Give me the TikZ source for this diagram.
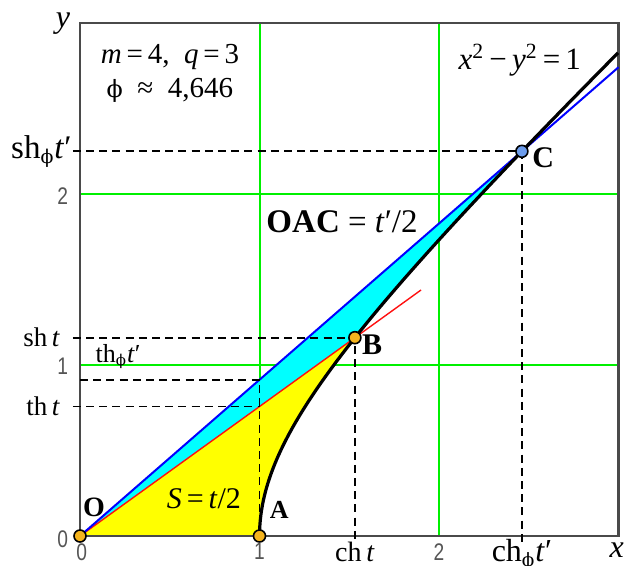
\documentclass[tikz,border=0pt]{standalone}
\usepackage{fontspec}
\setmainfont{Liberation Serif}
\newfontfamily\tickfont[FakeStretch=0.8]{Liberation Sans}
\newfontfamily\phifont[Scale=0.82]{DejaVu Serif}
\usepackage{xcolor}
\usepackage{tikz}
\usetikzlibrary{calc}
\definecolor{gridgreen}{HTML}{00F000}
\definecolor{areayellow}{HTML}{FFFF00}
\definecolor{areacyan}{HTML}{00FFFF}
\definecolor{rayblue}{HTML}{0000FF}
\definecolor{rayred}{HTML}{FF1010}
\definecolor{dotorange}{HTML}{F5B41E}
\definecolor{dotblue}{HTML}{6C9CEC}
\definecolor{framegray}{HTML}{4A4A4A}
\definecolor{tickgray}{HTML}{555555}
\newcommand{\FontAt}[1]{\fontsize{#1}{#1}\selectfont}
\newcommand{\PhiSym}{{\phifont ϕ}}
\newcommand{\tOne}{0.99}
\newcommand{\tTwo}{1.55}
\tikzset{
  gridline/.style={gridgreen,line width=1pt},
  guide/.style={black,line width=0.85pt,dash pattern=on 4pt off 2.6pt},
  dot/.style={circle,draw=black,line width=0.8pt,inner sep=0pt,minimum size=6pt},
  lbl/.style={inner sep=0pt,font=\FontAt{13}},
  pointname/.style={inner sep=0pt,font=\FontAt{14}\bfseries},
  tick/.style={inner sep=0pt,text=tickgray,font=\tickfont\FontAt{12}}
}

\begin{document}
\begin{tikzpicture}[x=89.75pt,y=85.5pt]
          \useasboundingbox (-0.4457,-0.1696) rectangle (3.0362,3.1345);
          \pgfmathsetmacro{\chOne}{cosh(\tOne)}
          \pgfmathsetmacro{\shOne}{sinh(\tOne)}
          \pgfmathsetmacro{\thOne}{tanh(\tOne)}
          \pgfmathsetmacro{\chTwo}{cosh(\tTwo)}
          \pgfmathsetmacro{\shTwo}{sinh(\tTwo)}
          \pgfmathsetmacro{\thTwo}{tanh(\tTwo)}
          \coordinate (pO) at (0,0);
          \coordinate (pA) at (1,0);
          \coordinate (pB) at (\chOne,\shOne);
          \coordinate (pC) at (\chTwo,\shTwo);
          \coordinate (pThOne) at (1,\thOne);
          \coordinate (pThTwo) at (1,\thTwo);
          \coordinate (blueEnd) at (3,3*\thTwo);
          \coordinate (redEnd) at (1.9,1.9*\thOne);
          \coordinate (shTwoEnd) at (-0.04,\shTwo);
          \coordinate (shOneEnd) at (-0.04,\shOne);
          \coordinate (thOneEnd) at (-0.04,\thOne);
          \coordinate (thTwoEnd) at (0,\thTwo);
          \coordinate (chOneEnd) at (\chOne,-0.045);
          \coordinate (chTwoEnd) at (\chTwo,-0.045);
          \foreach \g in {1,2} {
            \draw[gridline] (\g,0) -- (\g,3);
            \draw[gridline] (0,\g) -- (3,\g);
          }
          \fill[areayellow] (pO) -- (pB) -- plot[domain=\tOne:0,samples=40] ({cosh(\x)},{sinh(\x)}) -- cycle;
          \fill[areacyan] (pO) -- (pC) -- plot[domain=\tTwo:\tOne,samples=40] ({cosh(\x)},{sinh(\x)}) -- cycle;
          \draw[framegray,line width=1.2pt] (0,0) rectangle (3,3);
          \draw[rayred,line width=0.7pt] (pO) -- (redEnd);
          \draw[rayblue,line width=1pt] (pO) -- (blueEnd);
          \draw[black,line width=1.6pt] plot[domain=0:1.7627,samples=60] ({cosh(\x)},{sinh(\x)});
          \draw[guide] (shTwoEnd) -- (pC) -- (chTwoEnd);
          \draw[guide] (shOneEnd) -- (pB) -- (chOneEnd);
          \draw[guide] (thTwoEnd) -- (pThTwo) -- (pA);
          \draw[guide] (thOneEnd) -- (pThOne);
          \foreach \p/\c in {O/dotorange,A/dotorange,B/dotorange,C/dotblue}
            \node[dot,fill=\c] (\p) at (p\p) {};
          \node[pointname] (nameO) at (0.078,0.170) {O};
          \node[pointname,font=\FontAt{13}\bfseries] (nameA) at (1.11,0.152) {A};
          \node[pointname,font=\FontAt{15}\bfseries] (nameB) at (1.627,1.117) {B};
          \node[pointname,font=\FontAt{15}\bfseries] (nameC) at (2.58,2.21) {C};
          \node[lbl,font=\FontAt{15}] (areaS) at (0.69,0.22) {\textit{S}\,=\,\textit{t}/2};
          \node[lbl,font=\FontAt{16.5}] (areaOAC) at (1.46,1.836) {\textbf{OAC} = \textit{t}′/2};
          \node[lbl,font=\FontAt{15.5}] (hyperbola) at (2.45,2.784) {\textit{x}\textsuperscript{2}\,−\,\textit{y}\textsuperscript{2}\,=\,1};
          \node[lbl,font=\FontAt{14.5}] (params) at (0.501,2.80) {\textit{m}\,=\,4,\ \ \textit{q}\,=\,3};
          \node[lbl,font=\FontAt{14.5}] (phival) at (0.501,2.608) {\PhiSym\ \ ≈\ \ 4,646};
          \node[lbl,font=\FontAt{16.5},anchor=east] (labShTwo) at (-0.045,\shTwo) {sh\textsubscript{\PhiSym}\textit{t}′};
          \node[lbl,font=\FontAt{13.5},anchor=east] (labShOne) at (-0.11,\shOne) {sh\,\textit{t}};
          \node[lbl,font=\FontAt{13.5},anchor=east] (labThOne) at (-0.11,\thOne) {th\,\textit{t}};
          \node[lbl,font=\FontAt{13},anchor=west] (labThTwo) at (0.085,1.05) {th\textsubscript{\PhiSym}\textit{t}′};
          \node[lbl,font=\FontAt{14},anchor=base] (labChOne) at (\chOne,-0.15) {ch\,\textit{t}};
          \node[lbl,font=\FontAt{16},anchor=base] (labChTwo) at (\chTwo,-0.15) {ch\textsubscript{\PhiSym}\textit{t}′};
          \node[lbl,font=\FontAt{16}] (axisY) at (-0.095,2.995) {\textit{y}};
          \node[lbl,font=\FontAt{16}] (axisX) at (2.99,-0.085) {\textit{x}};
          \foreach \v/\py in {0/-0.02,1/0.99,2/1.985}
            \node[tick,anchor=east] (tickY\v) at (-0.065,\py) {\v};
          \foreach \v/\px in {0/0.01,1/1,2/2}
            \node[tick,anchor=north] (tickX\v) at (\px,-0.04) {\v};
        \end{tikzpicture}
\end{document}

□ □ □ □ □

WRITTEN REQUEST:
Set every line down exactly as written, leaving each picture out.

TASK OUTPUT:
Give me the TikZ source for this diagram.
\documentclass[tikz,border=0pt]{standalone}
\usepackage{fontspec}
\setmainfont{Liberation Serif}
\newfontfamily\tickfont[FakeStretch=0.8]{Liberation Sans}
\newfontfamily\phifont[Scale=0.82]{DejaVu Serif}
\usepackage{xcolor}
\usepackage{tikz}
\usetikzlibrary{calc}
\definecolor{gridgreen}{HTML}{00F000}
\definecolor{areayellow}{HTML}{FFFF00}
\definecolor{areacyan}{HTML}{00FFFF}
\definecolor{rayblue}{HTML}{0000FF}
\definecolor{rayred}{HTML}{FF1010}
\definecolor{dotorange}{HTML}{F5B41E}
\definecolor{dotblue}{HTML}{6C9CEC}
\definecolor{framegray}{HTML}{4A4A4A}
\definecolor{tickgray}{HTML}{555555}
\newcommand{\FontAt}[1]{\fontsize{#1}{#1}\selectfont}
\newcommand{\PhiSym}{{\phifont ϕ}}
\newcommand{\tOne}{0.99}
\newcommand{\tTwo}{1.55}
\tikzset{
  gridline/.style={gridgreen,line width=1pt},
  guide/.style={black,line width=0.85pt,dash pattern=on 4pt off 2.6pt},
  dot/.style={circle,draw=black,line width=0.8pt,inner sep=0pt,minimum size=6pt},
  lbl/.style={inner sep=0pt,font=\FontAt{13}},
  pointname/.style={inner sep=0pt,font=\FontAt{14}\bfseries},
  tick/.style={inner sep=0pt,text=tickgray,font=\tickfont\FontAt{12}}
}

\begin{document}
\begin{tikzpicture}[x=89.75pt,y=85.5pt]
          \useasboundingbox (-0.4457,-0.1696) rectangle (3.0362,3.1345);
          \pgfmathsetmacro{\chOne}{cosh(\tOne)}
          \pgfmathsetmacro{\shOne}{sinh(\tOne)}
          \pgfmathsetmacro{\thOne}{tanh(\tOne)}
          \pgfmathsetmacro{\chTwo}{cosh(\tTwo)}
          \pgfmathsetmacro{\shTwo}{sinh(\tTwo)}
          \pgfmathsetmacro{\thTwo}{tanh(\tTwo)}
          \coordinate (pO) at (0,0);
          \coordinate (pA) at (1,0);
          \coordinate (pB) at (\chOne,\shOne);
          \coordinate (pC) at (\chTwo,\shTwo);
          \coordinate (pThOne) at (1,\thOne);
          \coordinate (pThTwo) at (1,\thTwo);
          \coordinate (blueEnd) at (3,3*\thTwo);
          \coordinate (redEnd) at (1.9,1.9*\thOne);
          \coordinate (shTwoEnd) at (-0.04,\shTwo);
          \coordinate (shOneEnd) at (-0.04,\shOne);
          \coordinate (thOneEnd) at (-0.04,\thOne);
          \coordinate (thTwoEnd) at (0,\thTwo);
          \coordinate (chOneEnd) at (\chOne,-0.045);
          \coordinate (chTwoEnd) at (\chTwo,-0.045);
          \foreach \g in {1,2} {
            \draw[gridline] (\g,0) -- (\g,3);
            \draw[gridline] (0,\g) -- (3,\g);
          }
          \fill[areayellow] (pO) -- (pB) -- plot[domain=\tOne:0,samples=40] ({cosh(\x)},{sinh(\x)}) -- cycle;
          \fill[areacyan] (pO) -- (pC) -- plot[domain=\tTwo:\tOne,samples=40] ({cosh(\x)},{sinh(\x)}) -- cycle;
          \draw[framegray,line width=1.2pt] (0,0) rectangle (3,3);
          \draw[rayred,line width=0.7pt] (pO) -- (redEnd);
          \draw[rayblue,line width=1pt] (pO) -- (blueEnd);
          \draw[black,line width=1.6pt] plot[domain=0:1.7627,samples=60] ({cosh(\x)},{sinh(\x)});
          \draw[guide] (shTwoEnd) -- (pC) -- (chTwoEnd);
          \draw[guide] (shOneEnd) -- (pB) -- (chOneEnd);
          \draw[guide] (thTwoEnd) -- (pThTwo) -- (pA);
          \draw[guide] (thOneEnd) -- (pThOne);
          \foreach \p/\c in {O/dotorange,A/dotorange,B/dotorange,C/dotblue}
            \node[dot,fill=\c] (\p) at (p\p) {};
          \node[pointname] (nameO) at (0.078,0.170) {O};
          \node[pointname,font=\FontAt{13}\bfseries] (nameA) at (1.11,0.152) {A};
          \node[pointname,font=\FontAt{15}\bfseries] (nameB) at (1.627,1.117) {B};
          \node[pointname,font=\FontAt{15}\bfseries] (nameC) at (2.58,2.21) {C};
          \node[lbl,font=\FontAt{15}] (areaS) at (0.69,0.22) {\textit{S}\,=\,\textit{t}/2};
          \node[lbl,font=\FontAt{16.5}] (areaOAC) at (1.46,1.836) {\textbf{OAC} = \textit{t}′/2};
          \node[lbl,font=\FontAt{15.5}] (hyperbola) at (2.45,2.784) {\textit{x}\textsuperscript{2}\,−\,\textit{y}\textsuperscript{2}\,=\,1};
          \node[lbl,font=\FontAt{14.5}] (params) at (0.501,2.80) {\textit{m}\,=\,4,\ \ \textit{q}\,=\,3};
          \node[lbl,font=\FontAt{14.5}] (phival) at (0.501,2.608) {\PhiSym\ \ ≈\ \ 4,646};
          \node[lbl,font=\FontAt{16.5},anchor=east] (labShTwo) at (-0.045,\shTwo) {sh\textsubscript{\PhiSym}\textit{t}′};
          \node[lbl,font=\FontAt{13.5},anchor=east] (labShOne) at (-0.11,\shOne) {sh\,\textit{t}};
          \node[lbl,font=\FontAt{13.5},anchor=east] (labThOne) at (-0.11,\thOne) {th\,\textit{t}};
          \node[lbl,font=\FontAt{13},anchor=west] (labThTwo) at (0.085,1.05) {th\textsubscript{\PhiSym}\textit{t}′};
          \node[lbl,font=\FontAt{14},anchor=base] (labChOne) at (\chOne,-0.15) {ch\,\textit{t}};
          \node[lbl,font=\FontAt{16},anchor=base] (labChTwo) at (\chTwo,-0.15) {ch\textsubscript{\PhiSym}\textit{t}′};
          \node[lbl,font=\FontAt{16}] (axisY) at (-0.095,2.995) {\textit{y}};
          \node[lbl,font=\FontAt{16}] (axisX) at (2.99,-0.085) {\textit{x}};
          \foreach \v/\py in {0/-0.02,1/0.99,2/1.985}
            \node[tick,anchor=east] (tickY\v) at (-0.065,\py) {\v};
          \foreach \v/\px in {0/0.01,1/1,2/2}
            \node[tick,anchor=north] (tickX\v) at (\px,-0.04) {\v};
        \end{tikzpicture}
\end{document}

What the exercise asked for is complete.